Over time Arkady Petrov has become the visionary of a non-existent country. It comes back to him either in a pack of cigarettes ‘Shakhtyorskie’ (1987–2006), which materialises into a large-scale painting, or in a handshake without characters in the 2004 painting ‘Remember Our Meetings’, where only a solemn gesture of two hands, male and female, united, is what remains of equality and brotherhood.

Petrov's paintings refer not to reality, but to memories. They do not reproduce the exact order of things, but as in the depths of memory, only the most important things are stored, which appear on the motionless backdrop of a canvas.

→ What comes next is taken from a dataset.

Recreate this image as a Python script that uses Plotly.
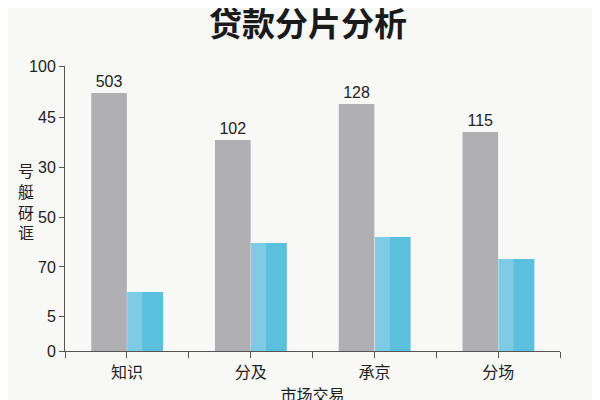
import plotly.graph_objects as go

# Data
categories = ['知识', '分及', '承京', '分场']
gray_values = [90.5, 74.0, 86.7, 76.8]
blue_values = [20.7, 37.9, 40.0, 32.3]
bar_labels = ['503', '102', '128', '115']

# Odd y tick labels as printed on the chart
y_tickvals = [0, 12, 29.5, 47, 64.5, 82, 100]
y_ticktext = ['0', '5', '70', '50', '30', '45', '100']

# y axis title, one character per line
y_title_chars = ['号', '艇', '砑', '诓']

x_pos = list(range(len(categories)))
bar_w = 0.288
num_font = 'Liberation Sans, Arial, Noto Sans CJK SC, sans-serif'

fig = go.Figure()

fig.add_trace(go.Bar(
    x=x_pos, y=gray_values,
    width=bar_w, offset=-bar_w,
    marker_color='#b0b0b4',
    marker_line_width=0,
    text=bar_labels, textposition='outside',
    textfont=dict(size=16, color='#222222', family=num_font),
    cliponaxis=False,
    showlegend=False
))

fig.add_trace(go.Bar(
    x=x_pos, y=blue_values,
    width=bar_w, offset=0.005,
    marker_color='#5bbfde',
    marker_line_width=0,
    showlegend=False
))

# lighter strip on the left side of the blue bars
fig.add_trace(go.Bar(
    x=x_pos, y=blue_values,
    width=0.12, offset=0.005,
    marker_color='#7ecbe6',
    marker_line_width=0,
    showlegend=False
))

fig.update_layout(
    width=600, height=400,
    barmode='overlay',
    paper_bgcolor='#f8f8f7',
    plot_bgcolor='#f8f8f7',
    # page body adds 8px, so margins are shifted to compensate
    margin=dict(l=57, r=48, t=58, b=57, autoexpand=False),
    font=dict(family='Noto Sans CJK SC, Noto Sans, sans-serif', color='#222222'),
    title=dict(
        text='<b>贷款分片分析</b>',
        font=dict(size=33, color='#1a1a1a', family='Noto Sans CJK SC'),
        x=0.5, xanchor='center', y=0.96, yanchor='middle'
    ),
    xaxis=dict(
        range=[-0.5, 3.5],
        tickvals=x_pos, ticktext=categories,
        ticks='outside', ticklen=6, tickcolor='#555555',
        ticklabelstandoff=1,
        tickfont=dict(size=16, color='#222222', family='Noto Sans CJK SC'),
        minor=dict(tickvals=[-0.5, 0.5, 1.5, 2.5, 3.5], ticks='outside',
                   ticklen=6, tickcolor='#555555'),
        showline=True, linecolor='#555555', linewidth=1,
        showgrid=False, zeroline=False,
        title=dict(text='市场交易', font=dict(size=16, color='#222222'), standoff=7)
    ),
    yaxis=dict(
        range=[0, 100],
        tickvals=y_tickvals, ticktext=y_ticktext,
        ticks='outside', ticklen=5, tickcolor='#555555',
        tickfont=dict(size=16, color='#222222', family=num_font),
        showline=True, linecolor='#555555', linewidth=1,
        showgrid=False, zeroline=False
    ),
    annotations=[dict(
        text='<br>'.join(y_title_chars),
        xref='paper', yref='paper',
        x=-0.079, y=0.525, xanchor='center', yanchor='middle',
        showarrow=False,
        font=dict(size=16, color='#222222', family='Noto Sans CJK SC')
    )]
)

fig.write_html('out.html')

These characters are only loosely connected with the background, they are as if suspended in airless space or superimposed on a plane. His paintings are dream-like. They are visual shards from the depths of memory.

Memory impressions of Donbass (Donetsk region) are moulded into his paintings. Ghosts of sensations lie on the canvas. Petrov has a kinship with naive art, it is not superficial, but an internal closeness. In his paintings, the voice of the inner child breaks through, a child who does not see barracks or poverty, impenetrable mud or cows' dung, but embroidered doves, rugs with swans and the endless blue sky, under which the gaunt and squat heroes of the dungeons live. In contrast to the dry and hollowed-out world of Ilya Kabakov's (1933–2023) characters, Petrov's miners are rough, uneven and alive. Petrov's paintings are like dreams come true.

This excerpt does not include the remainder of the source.